State officials said the center would be fully staffed and operating by fall, working specifically on “turnaround” strategies in leadership, instruction, and school climate.

The work of the RAC was among the recommendations laid out for the district in the state’s evaluation:

Conduct and complete a national search for a new superintendent and “hire an individual of demonstrated skill and experience in turning around a failing school district”;

Work cooperatively with the new RAC and its new executive director;

Overhaul the district’s personnel practices, including recruitment and evaluation of teachers;

Support an application for new Renaissance Schools under the recently enacted Urban Hope Act and work cooperatively with the state’s approved charter schools in the district;

Improve training and induction of school board members, and “invest considerable time in developing itself as a functioning governance structure.”

Among those meeting with Cerf in Trenton yesterday was Kathryn Blackshear, the local board president. She said it was a cordial meeting, but Cerf made his feelings clear.
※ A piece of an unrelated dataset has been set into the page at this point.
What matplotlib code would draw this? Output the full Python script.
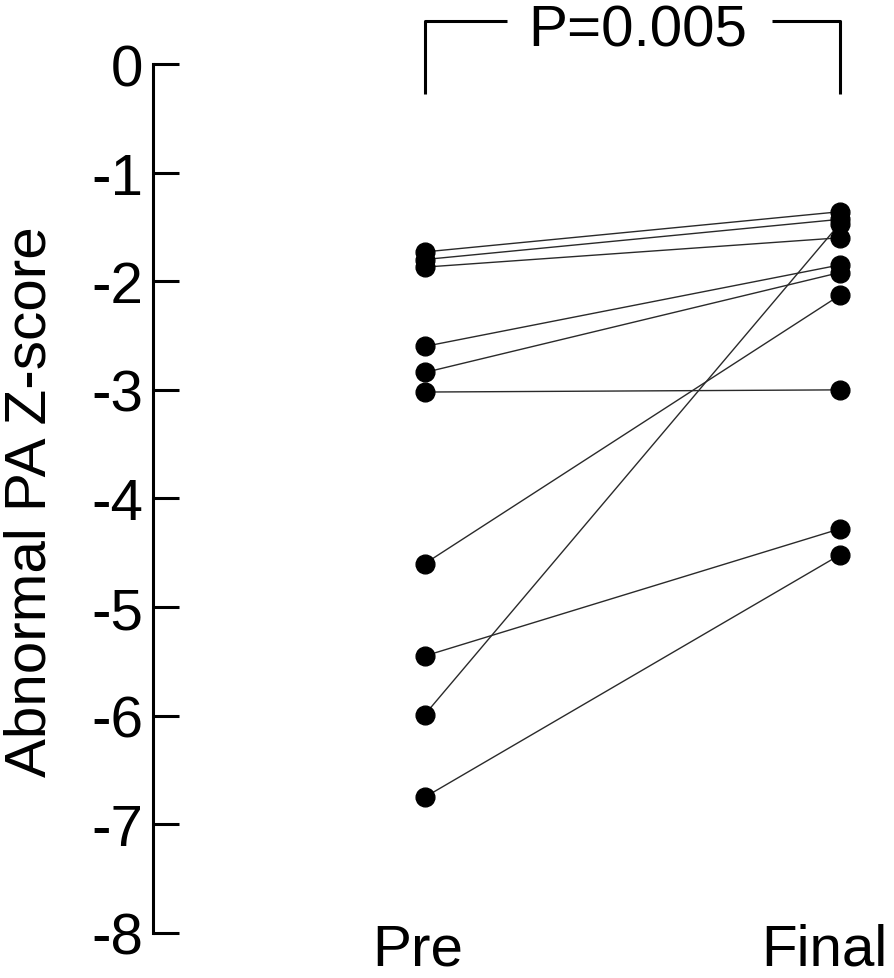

“All I can say is we have a lot of work to do in Camden, and we better start working with the state or it will only get worse,” she said yesterday as she was entering the community meeting. “He was very serious about this report and our need to move forward.”

When asked whether she thought the report and recommendations were fair, she demurred from commenting further. “I don’t know, I really want to read it first,” she said.

Community activists have been leery of the state’s intentions, and one of them last night said she would wait to see the state’s next steps.

“They say they don’t want a full state takeover, but from what I understand, we have about eight months,” said Moneke Ragsdale, an outspoken activist and parent who has challenged the state’s role in Camden on several fronts.

She took exception to the report’s demands for working with the charter schools and the new Renaissance Schools under the Urban Hope Act. “I don’t see how that has anything to do with this — that seems out of order, out of place,” she said.

Ragsdale said she didn’t contest the state’s claims that the district was in trouble. “I do agree we need work; I don’t agree according to their terms,” she said.